Forex Investment: How to use Fibonacci Retracements to improve your forex trading!

One of the most commonly used indicators that forex analysts almost always apply at some time or another to their charts are Fibonacci retracements. So, who was Fibonacci?

Born around 1170, Fibonacci was the offspring of a merchant and city official. He grew up to be a famous mathematician, and was the discoverer of the series that we now know as the Fibonacci series. He published his own book of calculations or Liber Abacci where he first printed his series.

The Series

The number series goes like this: 1,1,2, 3,5,8,13,21,34,55,89>>On to infinity.
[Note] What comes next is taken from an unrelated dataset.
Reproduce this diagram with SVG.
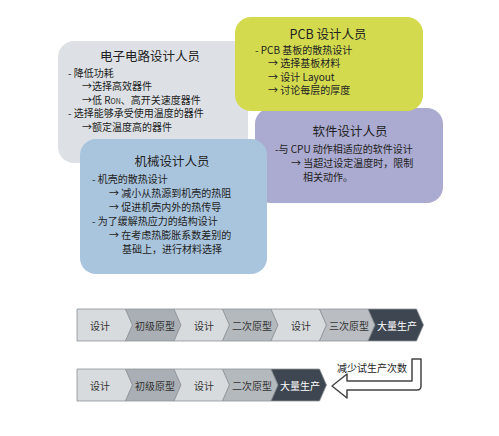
<svg xmlns="http://www.w3.org/2000/svg" width="499" height="436" viewBox="0 0 499 436">
<style>
text{font-family:"Noto Sans CJK SC","Noto Sans",sans-serif;fill:#222;dominant-baseline:central}
.t{font-size:12.5px;text-anchor:middle}
.b{font-size:10px}
.s{font-size:10px;text-anchor:middle;fill:#333}
.w{fill:#fff}
.seg{stroke:#8e9398;stroke-width:0.8}
.l{fill:#d8dbde}.m1{fill:#a9afb4}.m2{fill:#b4b9bd}.m3{fill:#babec2}.d{fill:#3e4651}
</style>
<rect width="499" height="436" fill="#fff"/>
<g id="elec">
<rect x="58" y="41" width="190" height="122" rx="16" fill="#dde1e5"/>
<text class="t" x="150" y="55">电子电路设计人员</text>
<text class="b" x="68" y="72">-  降低功耗</text>
<text class="b" x="82" y="85.5">→选择高效器件</text>
<text class="b" x="82" y="99">→低 R<tspan font-size="7" dy="2">ON</tspan><tspan dy="-2">、高开关速度器件</tspan></text>
<text class="b" x="68" y="112.5">-  选择能够承受使用温度的器件</text>
<text class="b" x="82" y="126">→额定温度高的器件</text>
</g>
<g id="soft">
<rect x="255" y="108" width="188" height="95" rx="16" fill="#abaad0"/>
<text class="t" x="350" y="130">软件设计人员</text>
<text class="b" x="275" y="148">-与 CPU 动作相适应的软件设计</text>
<text class="b" x="291" y="162">→  当超过设定温度时，限制</text>
<text class="b" x="303" y="176">相关动作。</text>
</g>
<g id="pcb">
<rect x="235" y="17" width="188" height="94" rx="16" fill="#d3da4e"/>
<text class="t" x="328" y="33">PCB 设计人员</text>
<text class="b" x="255" y="49">- PCB 基板的散热设计</text>
<text class="b" x="268" y="62.5">→  选择基板材料</text>
<text class="b" x="268" y="76">→  设计 Layout</text>
<text class="b" x="268" y="89.5">→  讨论每层的厚度</text>
</g>
<g id="mech">
<rect x="80" y="139" width="187" height="135" rx="16" fill="#a9c5dd"/>
<text class="t" x="172" y="160">机械设计人员</text>
<text class="b" x="92" y="178">-  机壳的散热设计</text>
<text class="b" x="109" y="192">→  减小从热源到机壳的热阻</text>
<text class="b" x="109" y="206">→  促进机壳内外的热传导</text>
<text class="b" x="92" y="220">-  为了缓解热应力的结构设计</text>
<text class="b" x="109" y="234">→  在考虑热膨胀系数差别的</text>
<text class="b" x="122" y="248">基础上，进行材料选择</text>
</g>
<g id="row1">
<path class="seg l" d="M77,309H125.5L132.5,325L125.5,341H77Z"/>
<path class="seg m1" d="M125.5,309H174L181,325L174,341H125.5L132.5,325Z"/>
<path class="seg l" d="M174,309H222.5L229.5,325L222.5,341H174L181,325Z"/>
<path class="seg m2" d="M222.5,309H271L278,325L271,341H222.5L229.5,325Z"/>
<path class="seg l" d="M271,309H319.5L326.5,325L319.5,341H271L278,325Z"/>
<path class="seg m3" d="M319.5,309H368L375,325L368,341H319.5L326.5,325Z"/>
<path class="seg d" d="M368,309H416.5L423.5,325L416.5,341H368L375,325Z"/>
<text class="s" x="100" y="325">设计</text>
<text class="s" x="155" y="325">初级原型</text>
<text class="s" x="204" y="325">设计</text>
<text class="s" x="252" y="325">二次原型</text>
<text class="s" x="301" y="325">设计</text>
<text class="s" x="349" y="325">三次原型</text>
<text class="s w" x="397" y="325">大量生产</text>
</g>
<g id="row2">
<path class="seg l" d="M77,369H125.5L132.5,385L125.5,401H77Z"/>
<path class="seg m1" d="M125.5,369H174L181,385L174,401H125.5L132.5,385Z"/>
<path class="seg l" d="M174,369H222.5L229.5,385L222.5,401H174L181,385Z"/>
<path class="seg m2" d="M222.5,369H271L278,385L271,401H222.5L229.5,385Z"/>
<path class="seg d" d="M271,369H319.5L326.5,385L319.5,401H271L278,385Z"/>
<text class="s" x="100" y="385">设计</text>
<text class="s" x="155" y="385">初级原型</text>
<text class="s" x="204" y="385">设计</text>
<text class="s" x="252" y="385">二次原型</text>
<text class="s w" x="300" y="385">大量生产</text>
</g>
<g id="connectors">
<path d="M412,359H421V386Q421,390 417,390H347V398L332,386L347,374V381H412Z" fill="#fff" stroke="#444" stroke-width="1.5" stroke-linejoin="round"/>
<text class="b" x="372" y="367" text-anchor="middle" fill="#333" font-size="10.5">减少试生产次数</text>
</g>
</svg>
The next number in the series is derived from adding up the last two numbers in the series. 1=2=3, 2+3=5, etc.

Fibonacci Ratios

Paramount to forex traders are the Fibonacci ratios. These ratios are arrived at by measuring the ratio of a Fibonacci number with that of its next highest number. After the first few numbers, if you do so you will see that the result is 0.618 (for example – 34 divided by 55 = 0.618) or close to it. The higher you go; the closer to Phi will be the result.

Similarly, the ratio between every alternate number is seen to be 0.382. For example, 34 divided by 89, and so on. It suffices to say that all Fibonacci retracement levels we use are a ratio of two Fibonacci numbers.